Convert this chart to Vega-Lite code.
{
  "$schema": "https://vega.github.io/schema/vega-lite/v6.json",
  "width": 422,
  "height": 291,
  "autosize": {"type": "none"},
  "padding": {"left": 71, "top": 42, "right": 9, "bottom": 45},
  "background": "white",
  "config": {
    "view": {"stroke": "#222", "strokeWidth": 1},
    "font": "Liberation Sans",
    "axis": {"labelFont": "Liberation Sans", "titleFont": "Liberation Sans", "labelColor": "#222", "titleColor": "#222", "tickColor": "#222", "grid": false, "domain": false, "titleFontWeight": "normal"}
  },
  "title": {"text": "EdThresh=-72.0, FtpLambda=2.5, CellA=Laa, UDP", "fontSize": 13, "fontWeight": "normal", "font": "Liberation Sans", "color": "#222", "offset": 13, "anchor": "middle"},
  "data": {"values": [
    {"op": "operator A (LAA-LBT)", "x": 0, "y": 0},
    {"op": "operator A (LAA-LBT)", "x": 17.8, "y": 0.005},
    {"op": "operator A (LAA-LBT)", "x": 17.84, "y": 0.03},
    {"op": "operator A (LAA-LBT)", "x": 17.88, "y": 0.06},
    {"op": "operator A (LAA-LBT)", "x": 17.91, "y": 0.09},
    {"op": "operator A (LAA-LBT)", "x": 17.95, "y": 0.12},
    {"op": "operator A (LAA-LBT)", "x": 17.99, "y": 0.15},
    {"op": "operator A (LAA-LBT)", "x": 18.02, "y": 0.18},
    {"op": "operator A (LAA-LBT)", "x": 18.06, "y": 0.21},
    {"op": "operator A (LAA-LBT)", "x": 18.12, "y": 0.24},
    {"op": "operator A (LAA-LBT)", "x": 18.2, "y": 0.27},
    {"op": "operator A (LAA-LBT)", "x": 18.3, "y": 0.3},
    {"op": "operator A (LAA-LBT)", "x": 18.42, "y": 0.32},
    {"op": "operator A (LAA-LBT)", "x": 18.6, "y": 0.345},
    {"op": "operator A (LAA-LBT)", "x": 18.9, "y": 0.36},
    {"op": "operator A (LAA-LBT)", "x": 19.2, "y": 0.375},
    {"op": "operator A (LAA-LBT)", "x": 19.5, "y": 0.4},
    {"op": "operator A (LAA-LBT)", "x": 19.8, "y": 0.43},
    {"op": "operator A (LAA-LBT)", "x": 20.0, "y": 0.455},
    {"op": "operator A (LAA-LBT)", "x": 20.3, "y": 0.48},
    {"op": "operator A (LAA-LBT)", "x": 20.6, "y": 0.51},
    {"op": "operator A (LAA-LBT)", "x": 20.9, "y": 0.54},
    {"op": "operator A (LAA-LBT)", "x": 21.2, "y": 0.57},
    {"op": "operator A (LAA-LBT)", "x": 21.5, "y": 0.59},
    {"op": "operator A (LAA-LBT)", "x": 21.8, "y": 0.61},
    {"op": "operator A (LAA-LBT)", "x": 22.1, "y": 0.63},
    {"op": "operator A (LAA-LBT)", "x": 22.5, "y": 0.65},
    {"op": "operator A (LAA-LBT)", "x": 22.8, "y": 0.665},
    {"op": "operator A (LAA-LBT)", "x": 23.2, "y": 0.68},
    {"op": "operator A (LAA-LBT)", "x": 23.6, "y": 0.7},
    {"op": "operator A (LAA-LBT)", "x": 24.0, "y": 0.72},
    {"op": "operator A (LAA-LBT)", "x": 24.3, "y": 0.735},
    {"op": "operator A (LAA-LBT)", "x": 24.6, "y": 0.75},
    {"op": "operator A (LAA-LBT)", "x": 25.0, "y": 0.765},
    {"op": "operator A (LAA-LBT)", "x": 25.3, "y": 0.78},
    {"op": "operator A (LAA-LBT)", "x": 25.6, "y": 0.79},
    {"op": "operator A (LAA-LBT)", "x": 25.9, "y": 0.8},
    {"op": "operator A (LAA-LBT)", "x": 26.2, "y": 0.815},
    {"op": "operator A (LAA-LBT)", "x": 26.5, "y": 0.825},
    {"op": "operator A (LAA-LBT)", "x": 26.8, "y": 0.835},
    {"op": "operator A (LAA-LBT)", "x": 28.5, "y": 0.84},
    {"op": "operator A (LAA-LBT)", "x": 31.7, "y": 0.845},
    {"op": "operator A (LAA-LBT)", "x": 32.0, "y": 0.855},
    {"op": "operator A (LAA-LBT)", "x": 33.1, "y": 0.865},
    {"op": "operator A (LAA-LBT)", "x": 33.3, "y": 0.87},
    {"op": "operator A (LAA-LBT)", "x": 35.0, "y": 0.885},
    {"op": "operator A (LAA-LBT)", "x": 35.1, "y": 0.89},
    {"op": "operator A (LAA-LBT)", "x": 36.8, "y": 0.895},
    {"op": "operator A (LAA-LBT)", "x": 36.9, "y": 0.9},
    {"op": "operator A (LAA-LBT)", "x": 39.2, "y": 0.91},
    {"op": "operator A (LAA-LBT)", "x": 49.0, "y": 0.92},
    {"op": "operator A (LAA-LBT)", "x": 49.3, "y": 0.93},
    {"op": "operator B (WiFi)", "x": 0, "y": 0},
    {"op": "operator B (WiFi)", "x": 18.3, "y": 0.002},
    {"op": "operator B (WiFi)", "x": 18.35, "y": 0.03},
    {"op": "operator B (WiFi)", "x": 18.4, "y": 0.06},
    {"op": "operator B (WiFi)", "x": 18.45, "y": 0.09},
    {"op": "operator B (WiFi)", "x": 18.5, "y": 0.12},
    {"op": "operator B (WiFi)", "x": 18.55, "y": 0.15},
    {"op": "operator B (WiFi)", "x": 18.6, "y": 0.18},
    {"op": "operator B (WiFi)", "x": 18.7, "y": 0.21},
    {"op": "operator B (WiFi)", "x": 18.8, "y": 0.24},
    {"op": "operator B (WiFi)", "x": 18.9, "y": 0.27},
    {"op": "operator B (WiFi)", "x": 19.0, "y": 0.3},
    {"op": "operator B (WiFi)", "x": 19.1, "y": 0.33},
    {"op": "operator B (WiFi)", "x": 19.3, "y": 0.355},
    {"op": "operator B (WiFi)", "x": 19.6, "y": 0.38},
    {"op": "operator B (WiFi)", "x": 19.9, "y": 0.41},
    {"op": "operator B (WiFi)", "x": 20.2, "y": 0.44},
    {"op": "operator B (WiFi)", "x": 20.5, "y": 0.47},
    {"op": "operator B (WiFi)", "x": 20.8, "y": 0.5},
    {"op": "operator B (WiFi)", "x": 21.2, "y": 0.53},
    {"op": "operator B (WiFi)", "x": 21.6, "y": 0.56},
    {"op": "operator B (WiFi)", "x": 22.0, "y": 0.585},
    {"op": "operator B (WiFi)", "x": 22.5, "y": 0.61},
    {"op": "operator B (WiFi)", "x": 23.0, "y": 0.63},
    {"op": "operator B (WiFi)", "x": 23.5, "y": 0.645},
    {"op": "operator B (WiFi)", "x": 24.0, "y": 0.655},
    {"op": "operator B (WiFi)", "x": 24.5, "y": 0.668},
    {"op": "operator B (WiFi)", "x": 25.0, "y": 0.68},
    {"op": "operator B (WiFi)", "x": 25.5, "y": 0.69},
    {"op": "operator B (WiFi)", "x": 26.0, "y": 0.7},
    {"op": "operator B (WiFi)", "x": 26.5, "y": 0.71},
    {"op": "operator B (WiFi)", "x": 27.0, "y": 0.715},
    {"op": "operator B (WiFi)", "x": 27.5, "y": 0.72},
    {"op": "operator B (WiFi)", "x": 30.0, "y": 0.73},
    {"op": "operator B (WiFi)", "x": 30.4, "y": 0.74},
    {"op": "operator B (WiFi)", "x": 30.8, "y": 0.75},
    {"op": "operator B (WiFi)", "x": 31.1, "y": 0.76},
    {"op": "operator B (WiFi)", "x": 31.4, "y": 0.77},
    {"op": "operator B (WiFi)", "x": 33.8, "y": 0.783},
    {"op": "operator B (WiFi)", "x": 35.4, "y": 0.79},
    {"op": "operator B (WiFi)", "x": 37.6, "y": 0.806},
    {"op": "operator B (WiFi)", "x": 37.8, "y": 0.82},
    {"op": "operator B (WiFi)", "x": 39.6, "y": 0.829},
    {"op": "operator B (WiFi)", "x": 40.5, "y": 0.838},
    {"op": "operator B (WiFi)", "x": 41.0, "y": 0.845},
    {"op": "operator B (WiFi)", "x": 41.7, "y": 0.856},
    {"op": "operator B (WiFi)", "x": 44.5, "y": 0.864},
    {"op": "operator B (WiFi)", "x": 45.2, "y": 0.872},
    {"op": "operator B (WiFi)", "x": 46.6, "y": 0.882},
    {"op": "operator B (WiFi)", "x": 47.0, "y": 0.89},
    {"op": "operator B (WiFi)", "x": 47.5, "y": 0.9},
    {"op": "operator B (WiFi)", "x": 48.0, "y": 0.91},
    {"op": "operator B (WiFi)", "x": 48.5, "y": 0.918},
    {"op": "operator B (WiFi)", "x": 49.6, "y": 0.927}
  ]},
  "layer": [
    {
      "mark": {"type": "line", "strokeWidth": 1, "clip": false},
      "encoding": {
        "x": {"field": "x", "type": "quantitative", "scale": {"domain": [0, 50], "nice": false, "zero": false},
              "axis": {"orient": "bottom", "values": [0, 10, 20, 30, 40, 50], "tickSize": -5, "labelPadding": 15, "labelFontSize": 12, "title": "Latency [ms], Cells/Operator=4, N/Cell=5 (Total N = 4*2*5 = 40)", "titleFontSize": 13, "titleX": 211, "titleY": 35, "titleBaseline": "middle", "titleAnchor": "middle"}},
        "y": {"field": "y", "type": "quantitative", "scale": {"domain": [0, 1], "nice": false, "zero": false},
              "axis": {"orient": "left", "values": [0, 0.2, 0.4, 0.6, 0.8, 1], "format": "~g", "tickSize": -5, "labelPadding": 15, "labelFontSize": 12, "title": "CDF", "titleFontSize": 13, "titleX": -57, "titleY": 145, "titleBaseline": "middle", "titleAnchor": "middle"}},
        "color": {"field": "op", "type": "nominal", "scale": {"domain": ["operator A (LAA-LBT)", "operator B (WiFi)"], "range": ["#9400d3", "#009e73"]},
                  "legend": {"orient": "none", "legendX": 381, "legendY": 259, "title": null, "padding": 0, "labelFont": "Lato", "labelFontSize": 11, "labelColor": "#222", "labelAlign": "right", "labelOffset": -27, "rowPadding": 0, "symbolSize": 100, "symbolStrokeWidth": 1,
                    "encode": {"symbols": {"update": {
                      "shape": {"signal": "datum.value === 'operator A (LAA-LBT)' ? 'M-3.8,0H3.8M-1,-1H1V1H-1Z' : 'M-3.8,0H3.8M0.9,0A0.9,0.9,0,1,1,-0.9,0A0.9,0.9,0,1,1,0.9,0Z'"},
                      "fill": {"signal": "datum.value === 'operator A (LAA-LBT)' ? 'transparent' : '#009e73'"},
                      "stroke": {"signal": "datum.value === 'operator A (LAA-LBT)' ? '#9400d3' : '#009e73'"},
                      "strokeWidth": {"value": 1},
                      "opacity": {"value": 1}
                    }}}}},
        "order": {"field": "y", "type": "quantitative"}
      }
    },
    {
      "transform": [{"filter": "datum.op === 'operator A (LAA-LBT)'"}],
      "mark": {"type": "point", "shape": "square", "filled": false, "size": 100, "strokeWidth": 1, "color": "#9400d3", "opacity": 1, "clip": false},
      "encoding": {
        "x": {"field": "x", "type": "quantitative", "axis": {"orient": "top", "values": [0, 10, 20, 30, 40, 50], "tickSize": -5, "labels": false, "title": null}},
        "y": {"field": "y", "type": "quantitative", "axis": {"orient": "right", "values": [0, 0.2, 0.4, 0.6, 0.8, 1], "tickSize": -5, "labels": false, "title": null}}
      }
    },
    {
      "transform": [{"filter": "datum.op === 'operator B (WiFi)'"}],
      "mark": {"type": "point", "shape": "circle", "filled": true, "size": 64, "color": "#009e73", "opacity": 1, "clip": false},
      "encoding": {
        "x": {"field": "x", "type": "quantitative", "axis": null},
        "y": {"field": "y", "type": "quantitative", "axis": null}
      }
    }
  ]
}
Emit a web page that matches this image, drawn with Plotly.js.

■ **PROBLEM TO SOLVE**
Write out every line from the entries where "this" appears.

■ **TASK RESPONSE**
Convert this chart to Vega-Lite code.
Emit a web page that matches this image, drawn with Plotly.js.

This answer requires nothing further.